The McMillen Scholarship honors Betty Joe's life-long
dedication to dance, which led her to Broadway and on
to the June Taylor Dancers on the Jackie Gleason Show.
She said she hoped the couple's scholarship fund would
help a young dancer prepare for his or her career.
"The university experience changes your life and
adds to your quality of life after your performing career
is over," she said. "It's important to a career
in the legitimate or musical theatre. As a performer
you need to have as many things going for you as possible,
and that's why I want them to have vocal and acting
training. It's my hope that someone, perhaps another
me, will benefit from this scholarship and be trained
to excel in dance at KU."
KU Chancellor Robert Hemenway thanked the McMillens.
"The McMillens' generous commitment will have a
lasting impact on the students of KU," Hemenway
said. "Students taking math classes and particularly
graduate students studying mathematics will benefit
from the top-level teacher and researcher chosen as
the Price Professor. In addition, outstanding young
performers will have the opportunity to excel in dance
without the burden of tuition."
Belfour and Betty Joe met at KU. Betty Joe, a dancer
since childhood, enrolled at KU in the fall of 1946.
By early October, her plans to be a dancer were thrown
into question when she was stricken by polio. Although
it was a mild case, the Neodesha, Kan., native said
it left her in pain for six months and put her behind
in her coursework.
The following summer she met Belfour, who, like her,
had enrolled in courses that summer. She said Belfour
was the only man she dated who did not dismiss her dreams
of becoming a dancer in New York. The couple married
shortly after he graduated.
The McMillens went to Chicago, where Betty Joe studied
dance under acclaimed instructor Edna McRae and landed
her first television appearance. By 1953, Betty Joe's
career had taken her to New York City, where she studied
ballet with Vincenzo Celli. There she performed in the
Broadway production of "Hazel Flagg," which
won two Tony awards that year. In 1954, she became a
member of the June Taylor dancers, who performed on
the Jackie Gleason Show on CBS-TV. Betty Joe performed
as a dancer for the Starlight Theatre in Kansas City,
Mo., and later served on the dance panel of the Kansas
Arts Commission from 1973 to 1976. She eventually became
a private dance instructor in Fort Worth and taught
extended education classes at Texas Christian University.

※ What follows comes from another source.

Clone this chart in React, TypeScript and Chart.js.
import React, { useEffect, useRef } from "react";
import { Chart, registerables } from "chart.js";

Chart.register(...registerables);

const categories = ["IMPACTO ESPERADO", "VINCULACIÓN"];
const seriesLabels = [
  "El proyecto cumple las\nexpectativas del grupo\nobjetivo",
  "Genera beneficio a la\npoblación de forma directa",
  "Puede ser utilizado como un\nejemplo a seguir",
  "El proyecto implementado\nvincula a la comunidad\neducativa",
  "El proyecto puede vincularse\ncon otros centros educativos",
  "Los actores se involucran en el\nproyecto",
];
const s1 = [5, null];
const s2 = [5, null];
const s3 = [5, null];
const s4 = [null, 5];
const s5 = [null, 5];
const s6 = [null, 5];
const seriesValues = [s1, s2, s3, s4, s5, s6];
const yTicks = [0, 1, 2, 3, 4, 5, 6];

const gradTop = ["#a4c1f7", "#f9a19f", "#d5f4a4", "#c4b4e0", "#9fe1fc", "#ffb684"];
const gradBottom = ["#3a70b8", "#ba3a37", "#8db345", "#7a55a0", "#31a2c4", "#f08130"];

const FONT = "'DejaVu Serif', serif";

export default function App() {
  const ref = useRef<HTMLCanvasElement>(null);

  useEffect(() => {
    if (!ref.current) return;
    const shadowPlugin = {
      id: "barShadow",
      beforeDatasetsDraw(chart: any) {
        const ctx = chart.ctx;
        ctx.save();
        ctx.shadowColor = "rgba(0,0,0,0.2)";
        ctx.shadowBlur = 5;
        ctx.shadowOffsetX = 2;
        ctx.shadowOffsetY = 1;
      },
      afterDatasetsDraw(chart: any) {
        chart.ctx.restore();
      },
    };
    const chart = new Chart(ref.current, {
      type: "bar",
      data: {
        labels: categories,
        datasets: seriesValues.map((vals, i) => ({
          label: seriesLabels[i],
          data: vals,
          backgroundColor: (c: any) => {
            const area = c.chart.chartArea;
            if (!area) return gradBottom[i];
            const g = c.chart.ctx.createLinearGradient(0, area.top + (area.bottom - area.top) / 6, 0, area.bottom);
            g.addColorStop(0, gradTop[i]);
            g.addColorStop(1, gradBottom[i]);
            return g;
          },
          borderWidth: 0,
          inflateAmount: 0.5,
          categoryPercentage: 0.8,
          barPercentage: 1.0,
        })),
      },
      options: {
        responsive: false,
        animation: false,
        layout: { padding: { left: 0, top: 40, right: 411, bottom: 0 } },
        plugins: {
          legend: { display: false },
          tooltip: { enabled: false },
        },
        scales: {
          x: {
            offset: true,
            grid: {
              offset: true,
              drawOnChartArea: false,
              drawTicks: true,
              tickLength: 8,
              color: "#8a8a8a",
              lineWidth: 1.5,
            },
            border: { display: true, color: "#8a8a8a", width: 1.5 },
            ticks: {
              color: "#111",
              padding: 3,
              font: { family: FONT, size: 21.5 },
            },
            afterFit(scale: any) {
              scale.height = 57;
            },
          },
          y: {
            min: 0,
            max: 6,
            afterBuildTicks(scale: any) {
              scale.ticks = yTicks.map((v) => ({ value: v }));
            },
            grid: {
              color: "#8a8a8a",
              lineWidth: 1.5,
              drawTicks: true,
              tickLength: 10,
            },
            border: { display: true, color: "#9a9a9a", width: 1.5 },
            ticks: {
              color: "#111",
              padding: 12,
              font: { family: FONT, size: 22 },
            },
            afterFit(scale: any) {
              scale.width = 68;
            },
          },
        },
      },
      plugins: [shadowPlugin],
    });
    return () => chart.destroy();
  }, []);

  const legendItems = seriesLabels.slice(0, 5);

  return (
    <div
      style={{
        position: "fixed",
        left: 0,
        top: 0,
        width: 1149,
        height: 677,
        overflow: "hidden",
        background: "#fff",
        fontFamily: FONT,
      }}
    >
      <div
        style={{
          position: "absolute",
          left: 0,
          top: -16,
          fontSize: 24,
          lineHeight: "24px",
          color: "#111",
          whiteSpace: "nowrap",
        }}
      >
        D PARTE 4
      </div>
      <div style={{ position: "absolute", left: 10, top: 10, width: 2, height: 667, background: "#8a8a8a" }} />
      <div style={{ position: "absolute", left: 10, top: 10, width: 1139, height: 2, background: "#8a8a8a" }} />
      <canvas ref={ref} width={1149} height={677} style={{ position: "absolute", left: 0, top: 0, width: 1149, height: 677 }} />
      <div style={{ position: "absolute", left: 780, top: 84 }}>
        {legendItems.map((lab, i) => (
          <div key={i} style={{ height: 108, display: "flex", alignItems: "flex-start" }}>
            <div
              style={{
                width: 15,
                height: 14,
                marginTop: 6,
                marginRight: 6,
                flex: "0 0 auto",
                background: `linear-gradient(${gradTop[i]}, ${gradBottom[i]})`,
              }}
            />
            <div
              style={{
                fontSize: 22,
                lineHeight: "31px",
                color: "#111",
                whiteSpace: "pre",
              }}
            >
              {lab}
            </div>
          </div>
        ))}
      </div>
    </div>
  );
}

She retired from dancing in 1962, and retired as a teacher
in 2000.
Belfour became a representative for Liberty Mutual
Insurance and went to law school at night at DePaul
University in Chicago. In 1969 he became an independent
publishers representative. Representing 40 publishers,
he traveled to bookstores, including those in universities
and colleges, throughout Texas, Oklahoma, Arkansas and
Louisiana. He retired in 1993.
The McMillens have two children, Heather McMillen Reynolds
and Alexandra McMillen Dillon, journalism '86.
The couple's gift counts toward KU First: Invest in
Excellence, the largest fund-raising campaign in KU
history. KU Endowment is conducting KU First on behalf
of KU through 2004 to raise funds for scholarships,
fellowships, professorships, capital projects and program
support. KU Endowment is an independent, non-profit
organization serving as the official fund-raising and
fund-management organization for KU.